> BRIEF:
Leaving out all pictures, copy exactly the lines from the one containing "Generate a web" down to the one containing "57, 111, 219];", both of them included.

----- DATASET RECORDS -----

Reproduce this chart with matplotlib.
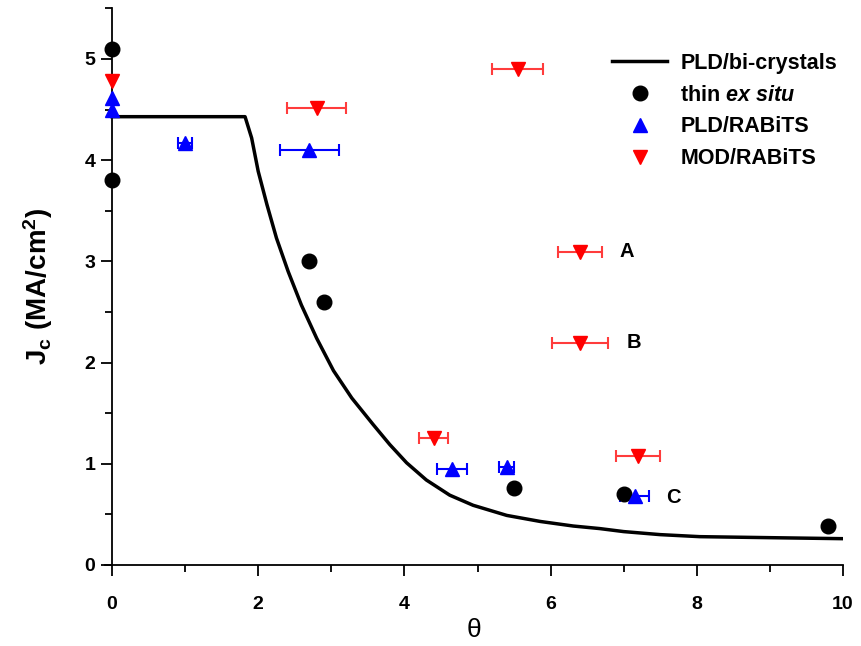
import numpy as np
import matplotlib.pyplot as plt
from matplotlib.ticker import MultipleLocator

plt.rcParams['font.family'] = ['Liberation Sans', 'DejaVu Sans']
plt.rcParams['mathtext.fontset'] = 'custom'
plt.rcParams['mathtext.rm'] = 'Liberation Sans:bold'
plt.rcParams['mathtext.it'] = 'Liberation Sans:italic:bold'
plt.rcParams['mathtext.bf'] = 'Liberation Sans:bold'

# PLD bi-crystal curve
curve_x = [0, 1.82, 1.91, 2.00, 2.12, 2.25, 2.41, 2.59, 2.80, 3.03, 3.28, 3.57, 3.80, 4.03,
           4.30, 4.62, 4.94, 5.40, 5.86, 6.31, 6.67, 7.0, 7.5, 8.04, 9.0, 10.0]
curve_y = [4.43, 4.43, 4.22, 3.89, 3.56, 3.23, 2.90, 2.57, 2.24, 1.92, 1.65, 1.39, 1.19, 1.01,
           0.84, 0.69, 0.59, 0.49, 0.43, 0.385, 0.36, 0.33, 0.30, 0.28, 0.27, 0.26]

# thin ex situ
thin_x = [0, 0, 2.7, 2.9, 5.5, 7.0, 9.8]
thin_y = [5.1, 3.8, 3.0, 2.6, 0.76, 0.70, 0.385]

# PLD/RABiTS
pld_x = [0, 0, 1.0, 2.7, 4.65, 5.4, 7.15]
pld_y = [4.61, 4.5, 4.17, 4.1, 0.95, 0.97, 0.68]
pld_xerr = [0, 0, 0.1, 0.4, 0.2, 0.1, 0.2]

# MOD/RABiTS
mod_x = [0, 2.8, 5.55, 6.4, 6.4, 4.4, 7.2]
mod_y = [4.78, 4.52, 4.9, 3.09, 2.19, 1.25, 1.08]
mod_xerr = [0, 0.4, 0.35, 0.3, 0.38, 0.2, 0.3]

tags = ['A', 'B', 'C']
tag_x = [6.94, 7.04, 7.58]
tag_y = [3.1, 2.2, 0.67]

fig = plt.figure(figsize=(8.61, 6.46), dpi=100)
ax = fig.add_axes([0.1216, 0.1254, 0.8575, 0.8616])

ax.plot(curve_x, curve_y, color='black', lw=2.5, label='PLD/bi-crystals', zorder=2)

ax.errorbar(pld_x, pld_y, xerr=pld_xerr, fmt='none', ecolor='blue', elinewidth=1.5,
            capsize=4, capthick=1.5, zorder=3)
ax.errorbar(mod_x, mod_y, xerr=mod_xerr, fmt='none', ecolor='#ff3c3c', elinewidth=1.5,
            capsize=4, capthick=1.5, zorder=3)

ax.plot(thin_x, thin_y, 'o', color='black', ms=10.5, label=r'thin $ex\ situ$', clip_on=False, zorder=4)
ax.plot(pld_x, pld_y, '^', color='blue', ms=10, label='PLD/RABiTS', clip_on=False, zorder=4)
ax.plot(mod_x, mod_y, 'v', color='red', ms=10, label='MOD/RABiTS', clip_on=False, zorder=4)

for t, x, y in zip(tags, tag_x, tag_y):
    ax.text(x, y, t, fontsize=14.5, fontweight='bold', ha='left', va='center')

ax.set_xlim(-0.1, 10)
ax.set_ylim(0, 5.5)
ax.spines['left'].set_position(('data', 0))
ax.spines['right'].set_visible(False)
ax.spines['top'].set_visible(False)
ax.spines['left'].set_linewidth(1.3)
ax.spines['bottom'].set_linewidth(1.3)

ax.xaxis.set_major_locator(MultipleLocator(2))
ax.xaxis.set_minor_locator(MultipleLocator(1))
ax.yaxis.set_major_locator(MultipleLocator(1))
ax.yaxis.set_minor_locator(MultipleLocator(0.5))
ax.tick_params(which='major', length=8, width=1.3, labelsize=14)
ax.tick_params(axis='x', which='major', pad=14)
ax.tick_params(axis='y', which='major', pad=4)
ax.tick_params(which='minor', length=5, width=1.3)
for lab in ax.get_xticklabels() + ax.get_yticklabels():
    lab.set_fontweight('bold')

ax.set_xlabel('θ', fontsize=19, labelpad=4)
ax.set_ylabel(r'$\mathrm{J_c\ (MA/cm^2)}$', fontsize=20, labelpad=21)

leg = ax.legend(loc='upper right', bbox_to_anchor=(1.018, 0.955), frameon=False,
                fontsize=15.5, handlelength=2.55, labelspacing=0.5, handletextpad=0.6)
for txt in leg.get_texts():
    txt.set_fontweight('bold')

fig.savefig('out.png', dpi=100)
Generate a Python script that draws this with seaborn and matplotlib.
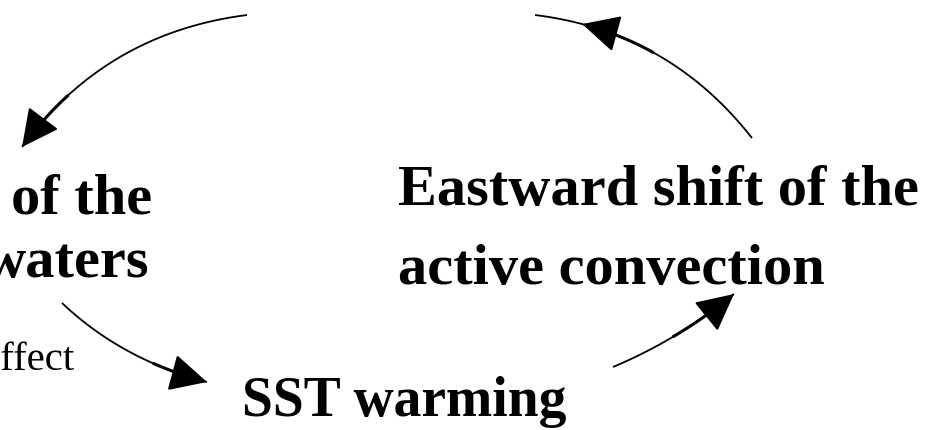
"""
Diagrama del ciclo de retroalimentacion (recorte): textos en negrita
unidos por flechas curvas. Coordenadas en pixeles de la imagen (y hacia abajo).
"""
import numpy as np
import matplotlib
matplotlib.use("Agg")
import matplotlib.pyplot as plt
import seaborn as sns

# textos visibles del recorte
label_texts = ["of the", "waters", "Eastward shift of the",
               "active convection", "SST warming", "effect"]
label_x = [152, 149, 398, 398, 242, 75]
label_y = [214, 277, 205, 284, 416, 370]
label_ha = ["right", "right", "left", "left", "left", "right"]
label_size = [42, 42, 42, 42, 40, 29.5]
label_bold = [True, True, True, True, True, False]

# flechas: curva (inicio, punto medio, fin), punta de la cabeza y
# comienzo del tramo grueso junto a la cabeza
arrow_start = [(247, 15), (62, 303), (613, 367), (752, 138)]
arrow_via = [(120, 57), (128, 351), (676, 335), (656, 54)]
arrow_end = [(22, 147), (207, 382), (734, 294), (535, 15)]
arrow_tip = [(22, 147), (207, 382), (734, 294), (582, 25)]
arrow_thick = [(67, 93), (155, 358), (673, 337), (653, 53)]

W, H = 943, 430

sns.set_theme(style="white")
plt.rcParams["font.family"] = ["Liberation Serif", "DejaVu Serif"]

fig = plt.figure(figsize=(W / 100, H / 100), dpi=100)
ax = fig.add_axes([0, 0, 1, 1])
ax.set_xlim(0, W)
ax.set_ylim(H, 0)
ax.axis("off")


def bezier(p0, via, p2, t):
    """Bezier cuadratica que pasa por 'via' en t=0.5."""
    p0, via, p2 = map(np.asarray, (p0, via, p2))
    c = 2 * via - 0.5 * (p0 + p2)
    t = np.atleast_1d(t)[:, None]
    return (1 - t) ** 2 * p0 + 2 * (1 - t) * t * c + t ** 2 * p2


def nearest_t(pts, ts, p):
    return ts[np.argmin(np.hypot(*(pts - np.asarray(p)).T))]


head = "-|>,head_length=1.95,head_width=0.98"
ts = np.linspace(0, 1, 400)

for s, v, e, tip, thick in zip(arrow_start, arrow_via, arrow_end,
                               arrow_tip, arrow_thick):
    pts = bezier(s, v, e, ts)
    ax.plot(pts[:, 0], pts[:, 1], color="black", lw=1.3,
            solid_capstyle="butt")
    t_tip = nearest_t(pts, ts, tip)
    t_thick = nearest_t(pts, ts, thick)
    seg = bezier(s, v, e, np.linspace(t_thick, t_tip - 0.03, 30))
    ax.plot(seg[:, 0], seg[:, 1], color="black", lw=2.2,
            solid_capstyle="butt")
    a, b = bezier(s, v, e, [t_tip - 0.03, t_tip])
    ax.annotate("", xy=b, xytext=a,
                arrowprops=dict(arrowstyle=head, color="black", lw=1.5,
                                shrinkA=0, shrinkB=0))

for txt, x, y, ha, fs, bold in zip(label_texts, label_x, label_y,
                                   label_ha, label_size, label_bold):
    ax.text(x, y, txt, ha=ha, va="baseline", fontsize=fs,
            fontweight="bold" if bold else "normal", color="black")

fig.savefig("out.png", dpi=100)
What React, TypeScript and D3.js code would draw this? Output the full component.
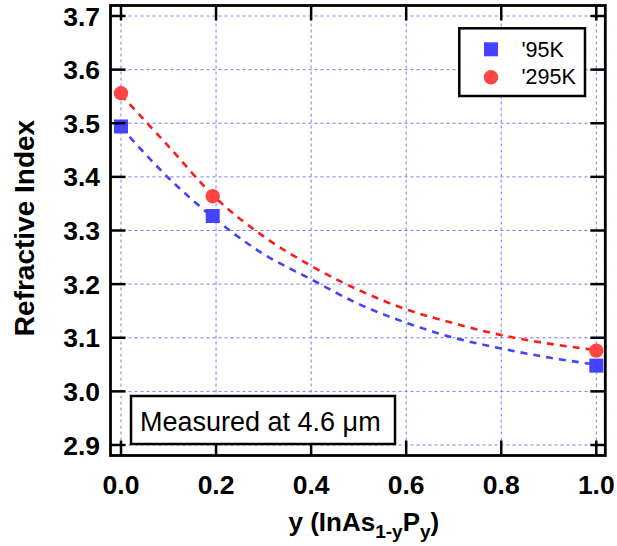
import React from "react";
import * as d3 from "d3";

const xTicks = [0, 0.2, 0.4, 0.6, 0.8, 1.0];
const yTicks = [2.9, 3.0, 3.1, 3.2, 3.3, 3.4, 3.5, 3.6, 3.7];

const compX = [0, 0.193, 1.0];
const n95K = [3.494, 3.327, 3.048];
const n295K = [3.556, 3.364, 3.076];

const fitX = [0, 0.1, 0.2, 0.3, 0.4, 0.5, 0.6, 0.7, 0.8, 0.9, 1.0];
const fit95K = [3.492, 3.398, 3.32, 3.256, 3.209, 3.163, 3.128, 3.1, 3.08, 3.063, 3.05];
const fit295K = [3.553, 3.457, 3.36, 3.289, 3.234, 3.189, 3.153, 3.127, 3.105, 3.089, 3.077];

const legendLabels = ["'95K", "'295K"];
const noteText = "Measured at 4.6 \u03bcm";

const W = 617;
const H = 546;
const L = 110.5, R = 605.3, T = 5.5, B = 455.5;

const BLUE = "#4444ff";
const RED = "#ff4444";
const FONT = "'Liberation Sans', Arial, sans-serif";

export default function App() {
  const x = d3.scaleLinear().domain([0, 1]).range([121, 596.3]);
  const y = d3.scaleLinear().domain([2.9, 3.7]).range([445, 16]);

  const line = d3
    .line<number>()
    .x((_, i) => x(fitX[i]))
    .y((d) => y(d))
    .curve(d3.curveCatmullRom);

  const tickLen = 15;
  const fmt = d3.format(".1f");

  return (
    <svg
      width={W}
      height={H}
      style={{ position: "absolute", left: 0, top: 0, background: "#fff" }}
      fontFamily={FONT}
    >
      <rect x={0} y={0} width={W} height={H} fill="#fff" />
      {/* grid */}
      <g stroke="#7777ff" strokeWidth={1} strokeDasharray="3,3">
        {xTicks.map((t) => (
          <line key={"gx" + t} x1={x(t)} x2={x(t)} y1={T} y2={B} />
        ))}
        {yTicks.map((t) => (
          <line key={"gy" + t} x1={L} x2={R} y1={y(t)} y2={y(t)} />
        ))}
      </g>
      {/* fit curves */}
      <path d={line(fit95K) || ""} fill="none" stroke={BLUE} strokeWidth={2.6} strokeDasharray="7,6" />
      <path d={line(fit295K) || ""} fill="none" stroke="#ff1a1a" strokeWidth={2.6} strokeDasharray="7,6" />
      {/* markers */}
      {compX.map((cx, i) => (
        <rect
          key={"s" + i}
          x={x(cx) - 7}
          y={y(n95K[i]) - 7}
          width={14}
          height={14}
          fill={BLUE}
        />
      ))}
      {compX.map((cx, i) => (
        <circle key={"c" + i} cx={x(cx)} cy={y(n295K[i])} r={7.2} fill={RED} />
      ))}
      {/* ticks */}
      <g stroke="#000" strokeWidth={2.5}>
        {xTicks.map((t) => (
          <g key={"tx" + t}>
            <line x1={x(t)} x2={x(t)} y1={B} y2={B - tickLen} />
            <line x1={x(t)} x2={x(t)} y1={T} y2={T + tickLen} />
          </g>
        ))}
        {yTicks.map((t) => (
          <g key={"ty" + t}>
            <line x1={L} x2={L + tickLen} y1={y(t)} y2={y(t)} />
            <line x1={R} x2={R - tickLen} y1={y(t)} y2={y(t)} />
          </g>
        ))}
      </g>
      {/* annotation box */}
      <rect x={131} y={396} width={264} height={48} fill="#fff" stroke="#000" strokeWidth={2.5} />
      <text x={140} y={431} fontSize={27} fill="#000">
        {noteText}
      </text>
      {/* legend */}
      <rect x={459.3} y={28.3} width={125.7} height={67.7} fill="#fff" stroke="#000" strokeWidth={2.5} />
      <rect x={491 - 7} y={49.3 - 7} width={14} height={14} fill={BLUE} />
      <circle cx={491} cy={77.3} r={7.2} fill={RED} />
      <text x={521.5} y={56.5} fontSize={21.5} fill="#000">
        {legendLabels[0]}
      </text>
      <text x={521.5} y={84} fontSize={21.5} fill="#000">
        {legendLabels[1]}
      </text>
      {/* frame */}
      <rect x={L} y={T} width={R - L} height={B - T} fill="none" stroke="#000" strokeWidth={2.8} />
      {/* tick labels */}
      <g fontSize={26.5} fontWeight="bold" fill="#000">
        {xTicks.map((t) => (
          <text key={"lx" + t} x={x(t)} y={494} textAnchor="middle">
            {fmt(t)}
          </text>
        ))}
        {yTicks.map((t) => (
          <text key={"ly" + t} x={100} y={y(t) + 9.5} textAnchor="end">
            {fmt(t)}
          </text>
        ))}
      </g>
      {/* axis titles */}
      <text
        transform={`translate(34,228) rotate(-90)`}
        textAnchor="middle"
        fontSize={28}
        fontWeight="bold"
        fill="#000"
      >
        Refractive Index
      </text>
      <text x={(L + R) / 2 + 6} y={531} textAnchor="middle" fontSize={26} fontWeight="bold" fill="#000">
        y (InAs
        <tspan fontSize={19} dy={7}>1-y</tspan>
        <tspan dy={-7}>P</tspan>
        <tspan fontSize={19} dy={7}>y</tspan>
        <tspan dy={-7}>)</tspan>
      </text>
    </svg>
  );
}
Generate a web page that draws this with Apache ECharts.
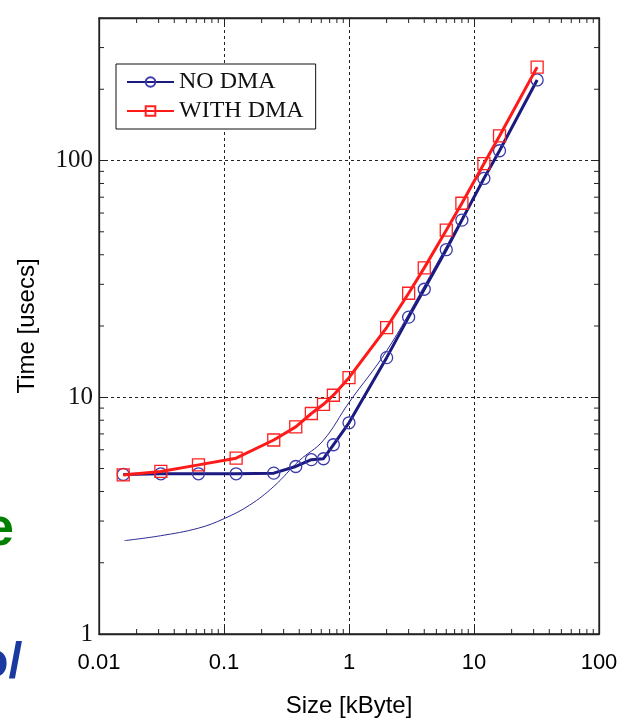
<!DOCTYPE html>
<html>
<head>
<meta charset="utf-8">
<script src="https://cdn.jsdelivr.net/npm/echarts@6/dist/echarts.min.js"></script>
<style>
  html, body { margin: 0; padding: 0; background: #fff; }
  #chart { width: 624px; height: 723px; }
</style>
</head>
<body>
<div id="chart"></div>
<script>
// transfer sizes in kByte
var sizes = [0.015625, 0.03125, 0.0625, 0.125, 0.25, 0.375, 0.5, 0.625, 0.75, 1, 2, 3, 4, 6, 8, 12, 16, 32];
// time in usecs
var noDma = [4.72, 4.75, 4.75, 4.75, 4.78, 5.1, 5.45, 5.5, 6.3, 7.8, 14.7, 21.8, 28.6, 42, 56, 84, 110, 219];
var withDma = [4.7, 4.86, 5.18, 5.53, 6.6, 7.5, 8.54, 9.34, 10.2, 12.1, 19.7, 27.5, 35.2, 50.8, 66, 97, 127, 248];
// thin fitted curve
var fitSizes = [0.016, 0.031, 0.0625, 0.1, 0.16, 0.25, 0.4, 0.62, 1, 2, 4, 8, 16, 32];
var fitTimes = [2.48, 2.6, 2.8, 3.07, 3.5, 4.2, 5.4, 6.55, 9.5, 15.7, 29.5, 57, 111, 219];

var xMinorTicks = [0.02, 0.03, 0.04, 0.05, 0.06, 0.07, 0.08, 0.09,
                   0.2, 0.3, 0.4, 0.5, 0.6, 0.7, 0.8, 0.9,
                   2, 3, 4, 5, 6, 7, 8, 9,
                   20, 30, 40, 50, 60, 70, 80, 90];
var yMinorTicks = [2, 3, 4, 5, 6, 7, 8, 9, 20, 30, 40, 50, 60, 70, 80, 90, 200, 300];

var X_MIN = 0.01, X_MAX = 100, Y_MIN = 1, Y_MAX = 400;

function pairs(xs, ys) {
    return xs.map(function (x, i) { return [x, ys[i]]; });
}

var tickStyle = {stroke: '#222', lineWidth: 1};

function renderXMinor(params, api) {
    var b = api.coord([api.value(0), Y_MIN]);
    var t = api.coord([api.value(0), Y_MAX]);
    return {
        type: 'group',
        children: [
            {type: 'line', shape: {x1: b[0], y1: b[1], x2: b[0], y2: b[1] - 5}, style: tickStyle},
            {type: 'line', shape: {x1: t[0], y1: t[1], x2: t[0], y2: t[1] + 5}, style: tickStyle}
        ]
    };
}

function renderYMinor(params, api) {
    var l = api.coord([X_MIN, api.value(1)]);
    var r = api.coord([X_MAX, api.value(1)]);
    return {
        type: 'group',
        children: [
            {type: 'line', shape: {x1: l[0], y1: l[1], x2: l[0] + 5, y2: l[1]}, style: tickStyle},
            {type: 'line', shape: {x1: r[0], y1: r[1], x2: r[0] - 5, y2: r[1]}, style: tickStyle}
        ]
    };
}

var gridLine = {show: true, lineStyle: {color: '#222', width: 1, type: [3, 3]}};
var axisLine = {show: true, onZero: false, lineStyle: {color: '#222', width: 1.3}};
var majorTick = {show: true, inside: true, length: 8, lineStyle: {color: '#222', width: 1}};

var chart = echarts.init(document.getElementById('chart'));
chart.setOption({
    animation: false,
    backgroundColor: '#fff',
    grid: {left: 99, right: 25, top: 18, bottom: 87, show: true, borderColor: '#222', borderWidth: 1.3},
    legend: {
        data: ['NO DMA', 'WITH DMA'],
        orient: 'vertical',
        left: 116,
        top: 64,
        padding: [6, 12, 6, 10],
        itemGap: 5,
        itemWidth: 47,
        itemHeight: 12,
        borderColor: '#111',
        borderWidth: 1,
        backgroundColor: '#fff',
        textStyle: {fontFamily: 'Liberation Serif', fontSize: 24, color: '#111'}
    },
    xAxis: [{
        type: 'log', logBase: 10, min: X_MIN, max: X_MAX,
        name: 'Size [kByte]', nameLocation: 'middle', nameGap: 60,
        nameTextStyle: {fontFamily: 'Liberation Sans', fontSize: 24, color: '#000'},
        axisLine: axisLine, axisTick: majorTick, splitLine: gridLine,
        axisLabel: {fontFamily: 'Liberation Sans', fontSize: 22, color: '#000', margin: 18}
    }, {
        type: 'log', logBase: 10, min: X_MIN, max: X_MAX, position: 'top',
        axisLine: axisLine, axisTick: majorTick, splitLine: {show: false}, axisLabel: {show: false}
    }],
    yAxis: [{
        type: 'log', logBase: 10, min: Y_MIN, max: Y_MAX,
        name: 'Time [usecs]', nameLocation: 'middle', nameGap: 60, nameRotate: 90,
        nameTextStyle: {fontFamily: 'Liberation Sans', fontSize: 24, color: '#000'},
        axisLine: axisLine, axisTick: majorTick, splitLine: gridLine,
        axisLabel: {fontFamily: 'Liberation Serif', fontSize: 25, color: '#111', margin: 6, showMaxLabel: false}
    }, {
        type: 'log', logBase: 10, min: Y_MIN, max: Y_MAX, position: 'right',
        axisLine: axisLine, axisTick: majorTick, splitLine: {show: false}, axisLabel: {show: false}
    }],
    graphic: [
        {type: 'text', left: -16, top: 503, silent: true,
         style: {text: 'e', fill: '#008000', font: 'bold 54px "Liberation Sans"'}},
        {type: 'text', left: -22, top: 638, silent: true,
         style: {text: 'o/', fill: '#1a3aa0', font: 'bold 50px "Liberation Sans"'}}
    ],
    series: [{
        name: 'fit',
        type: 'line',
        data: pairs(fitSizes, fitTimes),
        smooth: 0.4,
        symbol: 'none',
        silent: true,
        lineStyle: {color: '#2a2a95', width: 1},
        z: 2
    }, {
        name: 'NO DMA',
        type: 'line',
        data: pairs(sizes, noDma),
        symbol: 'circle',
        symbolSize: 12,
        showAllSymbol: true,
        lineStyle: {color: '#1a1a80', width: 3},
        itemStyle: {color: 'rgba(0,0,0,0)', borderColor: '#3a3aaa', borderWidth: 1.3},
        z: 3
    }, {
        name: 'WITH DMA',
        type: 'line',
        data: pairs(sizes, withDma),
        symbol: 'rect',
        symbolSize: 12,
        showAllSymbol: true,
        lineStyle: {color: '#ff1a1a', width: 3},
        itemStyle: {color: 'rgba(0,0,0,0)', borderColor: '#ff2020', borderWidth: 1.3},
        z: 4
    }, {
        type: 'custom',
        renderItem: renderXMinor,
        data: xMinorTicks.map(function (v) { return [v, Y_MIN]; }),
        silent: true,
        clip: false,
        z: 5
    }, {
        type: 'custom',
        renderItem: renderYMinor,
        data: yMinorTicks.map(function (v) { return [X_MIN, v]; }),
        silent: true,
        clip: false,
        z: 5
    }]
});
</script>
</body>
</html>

-----

> ANSWER TO THE EXERCISE:
Generate a web page that draws this with Apache ECharts.
<!DOCTYPE html>
<html>
<head>
<meta charset="utf-8">
<script src="https://cdn.jsdelivr.net/npm/echarts@6/dist/echarts.min.js"></script>
<style>
  html, body { margin: 0; padding: 0; background: #fff; }
  #chart { width: 624px; height: 723px; }
</style>
</head>
<body>
<div id="chart"></div>
<script>
// transfer sizes in kByte
var sizes = [0.015625, 0.03125, 0.0625, 0.125, 0.25, 0.375, 0.5, 0.625, 0.75, 1, 2, 3, 4, 6, 8, 12, 16, 32];
// time in usecs
var noDma = [4.72, 4.75, 4.75, 4.75, 4.78, 5.1, 5.45, 5.5, 6.3, 7.8, 14.7, 21.8, 28.6, 42, 56, 84, 110, 219];
var withDma = [4.7, 4.86, 5.18, 5.53, 6.6, 7.5, 8.54, 9.34, 10.2, 12.1, 19.7, 27.5, 35.2, 50.8, 66, 97, 127, 248];
// thin fitted curve
var fitSizes = [0.016, 0.031, 0.0625, 0.1, 0.16, 0.25, 0.4, 0.62, 1, 2, 4, 8, 16, 32];
var fitTimes = [2.48, 2.6, 2.8, 3.07, 3.5, 4.2, 5.4, 6.55, 9.5, 15.7, 29.5, 57, 111, 219];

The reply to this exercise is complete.